* Task details *
Keep the images out and copy every entry below exactly.

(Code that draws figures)
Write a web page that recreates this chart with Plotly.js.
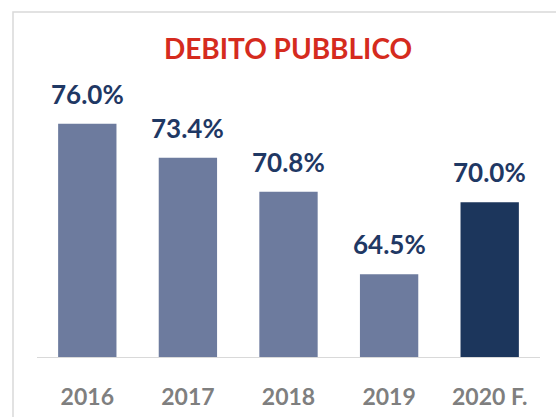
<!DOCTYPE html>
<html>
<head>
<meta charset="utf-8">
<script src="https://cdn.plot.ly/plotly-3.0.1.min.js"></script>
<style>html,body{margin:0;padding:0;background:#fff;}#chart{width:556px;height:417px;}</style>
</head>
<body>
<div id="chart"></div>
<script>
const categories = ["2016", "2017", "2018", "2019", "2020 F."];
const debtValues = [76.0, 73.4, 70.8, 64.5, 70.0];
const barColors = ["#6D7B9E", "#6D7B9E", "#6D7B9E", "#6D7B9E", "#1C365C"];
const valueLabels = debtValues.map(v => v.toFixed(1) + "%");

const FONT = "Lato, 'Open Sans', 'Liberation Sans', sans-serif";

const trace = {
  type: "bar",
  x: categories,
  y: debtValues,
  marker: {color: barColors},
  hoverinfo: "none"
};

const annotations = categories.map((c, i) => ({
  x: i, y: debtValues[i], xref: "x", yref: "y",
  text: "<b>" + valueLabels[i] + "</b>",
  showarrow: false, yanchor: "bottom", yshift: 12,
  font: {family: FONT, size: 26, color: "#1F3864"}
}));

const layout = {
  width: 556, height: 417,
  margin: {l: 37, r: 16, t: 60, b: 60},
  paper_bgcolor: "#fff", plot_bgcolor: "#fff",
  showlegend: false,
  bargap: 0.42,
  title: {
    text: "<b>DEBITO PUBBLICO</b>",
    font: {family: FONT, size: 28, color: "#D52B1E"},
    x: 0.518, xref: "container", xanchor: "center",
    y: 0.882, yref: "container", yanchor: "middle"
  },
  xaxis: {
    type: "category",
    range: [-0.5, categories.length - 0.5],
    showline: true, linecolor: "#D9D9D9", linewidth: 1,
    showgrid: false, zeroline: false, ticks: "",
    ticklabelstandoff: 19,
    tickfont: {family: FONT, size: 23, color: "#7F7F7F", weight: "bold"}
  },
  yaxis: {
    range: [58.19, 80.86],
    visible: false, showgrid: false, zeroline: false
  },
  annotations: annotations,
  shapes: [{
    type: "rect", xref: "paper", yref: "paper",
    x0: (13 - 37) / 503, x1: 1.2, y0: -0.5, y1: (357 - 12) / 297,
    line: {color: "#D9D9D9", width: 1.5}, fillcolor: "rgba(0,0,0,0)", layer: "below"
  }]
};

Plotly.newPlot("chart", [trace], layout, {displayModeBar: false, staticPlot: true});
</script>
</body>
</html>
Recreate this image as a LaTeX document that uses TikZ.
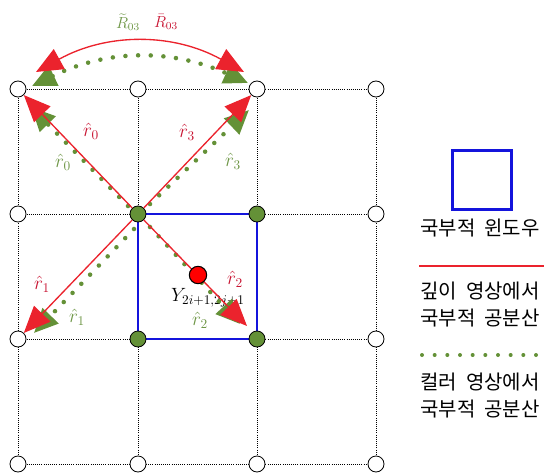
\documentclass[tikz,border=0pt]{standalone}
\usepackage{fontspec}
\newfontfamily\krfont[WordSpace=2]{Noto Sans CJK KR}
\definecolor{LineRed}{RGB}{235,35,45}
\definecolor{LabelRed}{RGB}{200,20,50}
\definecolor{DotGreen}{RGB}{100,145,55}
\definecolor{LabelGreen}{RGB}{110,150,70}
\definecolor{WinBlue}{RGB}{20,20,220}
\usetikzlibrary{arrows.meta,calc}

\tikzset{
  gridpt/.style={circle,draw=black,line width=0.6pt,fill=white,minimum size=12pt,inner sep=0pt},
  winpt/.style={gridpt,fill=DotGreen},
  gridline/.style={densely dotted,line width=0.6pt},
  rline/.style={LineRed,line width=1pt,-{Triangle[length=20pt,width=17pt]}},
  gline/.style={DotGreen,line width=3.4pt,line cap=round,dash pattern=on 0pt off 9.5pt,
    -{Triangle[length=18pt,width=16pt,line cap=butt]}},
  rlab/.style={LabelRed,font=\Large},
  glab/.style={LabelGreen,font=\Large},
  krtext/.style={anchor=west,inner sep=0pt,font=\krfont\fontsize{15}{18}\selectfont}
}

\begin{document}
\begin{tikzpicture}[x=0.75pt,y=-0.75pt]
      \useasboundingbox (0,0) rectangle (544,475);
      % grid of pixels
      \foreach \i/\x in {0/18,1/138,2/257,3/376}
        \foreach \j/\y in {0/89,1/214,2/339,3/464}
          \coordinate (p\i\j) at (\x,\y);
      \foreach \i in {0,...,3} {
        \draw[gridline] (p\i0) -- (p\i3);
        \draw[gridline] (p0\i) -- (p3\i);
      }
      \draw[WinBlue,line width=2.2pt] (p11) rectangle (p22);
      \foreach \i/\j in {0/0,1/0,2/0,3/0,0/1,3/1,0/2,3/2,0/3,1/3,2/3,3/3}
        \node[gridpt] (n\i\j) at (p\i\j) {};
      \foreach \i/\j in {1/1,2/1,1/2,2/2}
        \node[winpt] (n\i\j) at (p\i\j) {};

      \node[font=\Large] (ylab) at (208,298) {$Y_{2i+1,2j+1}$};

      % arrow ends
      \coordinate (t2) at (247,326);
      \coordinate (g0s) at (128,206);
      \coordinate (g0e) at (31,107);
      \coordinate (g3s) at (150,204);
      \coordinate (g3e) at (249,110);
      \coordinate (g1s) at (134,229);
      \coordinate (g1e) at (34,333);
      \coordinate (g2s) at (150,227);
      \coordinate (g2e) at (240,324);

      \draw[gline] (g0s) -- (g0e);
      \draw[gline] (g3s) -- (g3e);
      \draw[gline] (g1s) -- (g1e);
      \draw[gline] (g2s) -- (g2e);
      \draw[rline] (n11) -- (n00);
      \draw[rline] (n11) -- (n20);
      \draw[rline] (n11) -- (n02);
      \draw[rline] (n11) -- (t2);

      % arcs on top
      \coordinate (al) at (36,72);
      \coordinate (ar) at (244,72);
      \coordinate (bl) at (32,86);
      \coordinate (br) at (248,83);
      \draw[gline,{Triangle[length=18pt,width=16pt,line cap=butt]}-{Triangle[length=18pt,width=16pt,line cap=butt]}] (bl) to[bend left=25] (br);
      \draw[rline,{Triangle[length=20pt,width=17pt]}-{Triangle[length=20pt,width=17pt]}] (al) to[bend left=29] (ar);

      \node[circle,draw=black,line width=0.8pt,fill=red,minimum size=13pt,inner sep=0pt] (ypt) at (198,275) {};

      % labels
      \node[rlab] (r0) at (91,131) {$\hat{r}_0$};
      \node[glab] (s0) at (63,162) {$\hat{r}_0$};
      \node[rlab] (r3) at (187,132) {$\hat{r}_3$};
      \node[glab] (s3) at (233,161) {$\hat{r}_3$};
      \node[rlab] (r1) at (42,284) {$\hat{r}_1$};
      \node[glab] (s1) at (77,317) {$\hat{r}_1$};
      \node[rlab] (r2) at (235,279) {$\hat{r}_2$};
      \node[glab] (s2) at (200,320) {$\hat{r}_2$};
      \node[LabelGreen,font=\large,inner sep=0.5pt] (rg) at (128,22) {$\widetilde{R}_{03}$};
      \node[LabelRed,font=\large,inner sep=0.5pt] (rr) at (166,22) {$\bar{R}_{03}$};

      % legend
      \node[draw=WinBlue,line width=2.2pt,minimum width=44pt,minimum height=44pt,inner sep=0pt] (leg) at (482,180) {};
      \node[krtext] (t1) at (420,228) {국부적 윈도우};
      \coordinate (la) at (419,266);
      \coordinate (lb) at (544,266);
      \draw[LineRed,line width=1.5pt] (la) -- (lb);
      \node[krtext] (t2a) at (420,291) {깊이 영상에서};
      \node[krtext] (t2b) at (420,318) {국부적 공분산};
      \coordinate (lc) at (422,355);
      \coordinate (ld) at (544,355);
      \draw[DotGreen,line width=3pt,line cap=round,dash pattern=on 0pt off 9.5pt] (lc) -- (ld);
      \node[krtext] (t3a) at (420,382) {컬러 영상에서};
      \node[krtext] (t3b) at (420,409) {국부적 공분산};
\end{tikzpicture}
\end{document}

* Right answer *
Write a web page that recreates this chart with Plotly.js.
<!DOCTYPE html>
<html>
<head>
<meta charset="utf-8">
<script src="https://cdn.plot.ly/plotly-3.0.1.min.js"></script>
<style>html,body{margin:0;padding:0;background:#fff;}#chart{width:556px;height:417px;}</style>
</head>
<body>
<div id="chart"></div>
<script>
const categories = ["2016", "2017", "2018", "2019", "2020 F."];
const debtValues = [76.0, 73.4, 70.8, 64.5, 70.0];
const barColors = ["#6D7B9E", "#6D7B9E", "#6D7B9E", "#6D7B9E", "#1C365C"];
const valueLabels = debtValues.map(v => v.toFixed(1) + "%");

const FONT = "Lato, 'Open Sans', 'Liberation Sans', sans-serif";

const trace = {
  type: "bar",
  x: categories,
  y: debtValues,
  marker: {color: barColors},
  hoverinfo: "none"
};

const annotations = categories.map((c, i) => ({
  x: i, y: debtValues[i], xref: "x", yref: "y",
  text: "<b>" + valueLabels[i] + "</b>",
  showarrow: false, yanchor: "bottom", yshift: 12,
  font: {family: FONT, size: 26, color: "#1F3864"}
}));

const layout = {
  width: 556, height: 417,
  margin: {l: 37, r: 16, t: 60, b: 60},
  paper_bgcolor: "#fff", plot_bgcolor: "#fff",
  showlegend: false,
  bargap: 0.42,
  title: {
    text: "<b>DEBITO PUBBLICO</b>",
    font: {family: FONT, size: 28, color: "#D52B1E"},
    x: 0.518, xref: "container", xanchor: "center",
    y: 0.882, yref: "container", yanchor: "middle"
  },
  xaxis: {
    type: "category",
    range: [-0.5, categories.length - 0.5],
    showline: true, linecolor: "#D9D9D9", linewidth: 1,
    showgrid: false, zeroline: false, ticks: "",
    ticklabelstandoff: 19,
    tickfont: {family: FONT, size: 23, color: "#7F7F7F", weight: "bold"}
  },
  yaxis: {
    range: [58.19, 80.86],
    visible: false, showgrid: false, zeroline: false
  },
  annotations: annotations,
  shapes: [{
    type: "rect", xref: "paper", yref: "paper",
    x0: (13 - 37) / 503, x1: 1.2, y0: -0.5, y1: (357 - 12) / 297,
    line: {color: "#D9D9D9", width: 1.5}, fillcolor: "rgba(0,0,0,0)", layer: "below"
  }]
};

Plotly.newPlot("chart", [trace], layout, {displayModeBar: false, staticPlot: true});
</script>
</body>
</html>
Recreate this image as a LaTeX document that uses TikZ.
\documentclass[tikz,border=0pt]{standalone}
\usepackage{fontspec}
\newfontfamily\krfont[WordSpace=2]{Noto Sans CJK KR}
\definecolor{LineRed}{RGB}{235,35,45}
\definecolor{LabelRed}{RGB}{200,20,50}
\definecolor{DotGreen}{RGB}{100,145,55}
\definecolor{LabelGreen}{RGB}{110,150,70}
\definecolor{WinBlue}{RGB}{20,20,220}
\usetikzlibrary{arrows.meta,calc}

\tikzset{
  gridpt/.style={circle,draw=black,line width=0.6pt,fill=white,minimum size=12pt,inner sep=0pt},
  winpt/.style={gridpt,fill=DotGreen},
  gridline/.style={densely dotted,line width=0.6pt},
  rline/.style={LineRed,line width=1pt,-{Triangle[length=20pt,width=17pt]}},
  gline/.style={DotGreen,line width=3.4pt,line cap=round,dash pattern=on 0pt off 9.5pt,
    -{Triangle[length=18pt,width=16pt,line cap=butt]}},
  rlab/.style={LabelRed,font=\Large},
  glab/.style={LabelGreen,font=\Large},
  krtext/.style={anchor=west,inner sep=0pt,font=\krfont\fontsize{15}{18}\selectfont}
}

\begin{document}
\begin{tikzpicture}[x=0.75pt,y=-0.75pt]
      \useasboundingbox (0,0) rectangle (544,475);
      % grid of pixels
      \foreach \i/\x in {0/18,1/138,2/257,3/376}
        \foreach \j/\y in {0/89,1/214,2/339,3/464}
          \coordinate (p\i\j) at (\x,\y);
      \foreach \i in {0,...,3} {
        \draw[gridline] (p\i0) -- (p\i3);
        \draw[gridline] (p0\i) -- (p3\i);
      }
      \draw[WinBlue,line width=2.2pt] (p11) rectangle (p22);
      \foreach \i/\j in {0/0,1/0,2/0,3/0,0/1,3/1,0/2,3/2,0/3,1/3,2/3,3/3}
        \node[gridpt] (n\i\j) at (p\i\j) {};
      \foreach \i/\j in {1/1,2/1,1/2,2/2}
        \node[winpt] (n\i\j) at (p\i\j) {};

      \node[font=\Large] (ylab) at (208,298) {$Y_{2i+1,2j+1}$};

      % arrow ends
      \coordinate (t2) at (247,326);
      \coordinate (g0s) at (128,206);
      \coordinate (g0e) at (31,107);
      \coordinate (g3s) at (150,204);
      \coordinate (g3e) at (249,110);
      \coordinate (g1s) at (134,229);
      \coordinate (g1e) at (34,333);
      \coordinate (g2s) at (150,227);
      \coordinate (g2e) at (240,324);

      \draw[gline] (g0s) -- (g0e);
      \draw[gline] (g3s) -- (g3e);
      \draw[gline] (g1s) -- (g1e);
      \draw[gline] (g2s) -- (g2e);
      \draw[rline] (n11) -- (n00);
      \draw[rline] (n11) -- (n20);
      \draw[rline] (n11) -- (n02);
      \draw[rline] (n11) -- (t2);

      % arcs on top
      \coordinate (al) at (36,72);
      \coordinate (ar) at (244,72);
      \coordinate (bl) at (32,86);
      \coordinate (br) at (248,83);
      \draw[gline,{Triangle[length=18pt,width=16pt,line cap=butt]}-{Triangle[length=18pt,width=16pt,line cap=butt]}] (bl) to[bend left=25] (br);
      \draw[rline,{Triangle[length=20pt,width=17pt]}-{Triangle[length=20pt,width=17pt]}] (al) to[bend left=29] (ar);

      \node[circle,draw=black,line width=0.8pt,fill=red,minimum size=13pt,inner sep=0pt] (ypt) at (198,275) {};

      % labels
      \node[rlab] (r0) at (91,131) {$\hat{r}_0$};
      \node[glab] (s0) at (63,162) {$\hat{r}_0$};
      \node[rlab] (r3) at (187,132) {$\hat{r}_3$};
      \node[glab] (s3) at (233,161) {$\hat{r}_3$};
      \node[rlab] (r1) at (42,284) {$\hat{r}_1$};
      \node[glab] (s1) at (77,317) {$\hat{r}_1$};
      \node[rlab] (r2) at (235,279) {$\hat{r}_2$};
      \node[glab] (s2) at (200,320) {$\hat{r}_2$};
      \node[LabelGreen,font=\large,inner sep=0.5pt] (rg) at (128,22) {$\widetilde{R}_{03}$};
      \node[LabelRed,font=\large,inner sep=0.5pt] (rr) at (166,22) {$\bar{R}_{03}$};

      % legend
      \node[draw=WinBlue,line width=2.2pt,minimum width=44pt,minimum height=44pt,inner sep=0pt] (leg) at (482,180) {};
      \node[krtext] (t1) at (420,228) {국부적 윈도우};
      \coordinate (la) at (419,266);
      \coordinate (lb) at (544,266);
      \draw[LineRed,line width=1.5pt] (la) -- (lb);
      \node[krtext] (t2a) at (420,291) {깊이 영상에서};
      \node[krtext] (t2b) at (420,318) {국부적 공분산};
      \coordinate (lc) at (422,355);
      \coordinate (ld) at (544,355);
      \draw[DotGreen,line width=3pt,line cap=round,dash pattern=on 0pt off 9.5pt] (lc) -- (ld);
      \node[krtext] (t3a) at (420,382) {컬러 영상에서};
      \node[krtext] (t3b) at (420,409) {국부적 공분산};
\end{tikzpicture}
\end{document}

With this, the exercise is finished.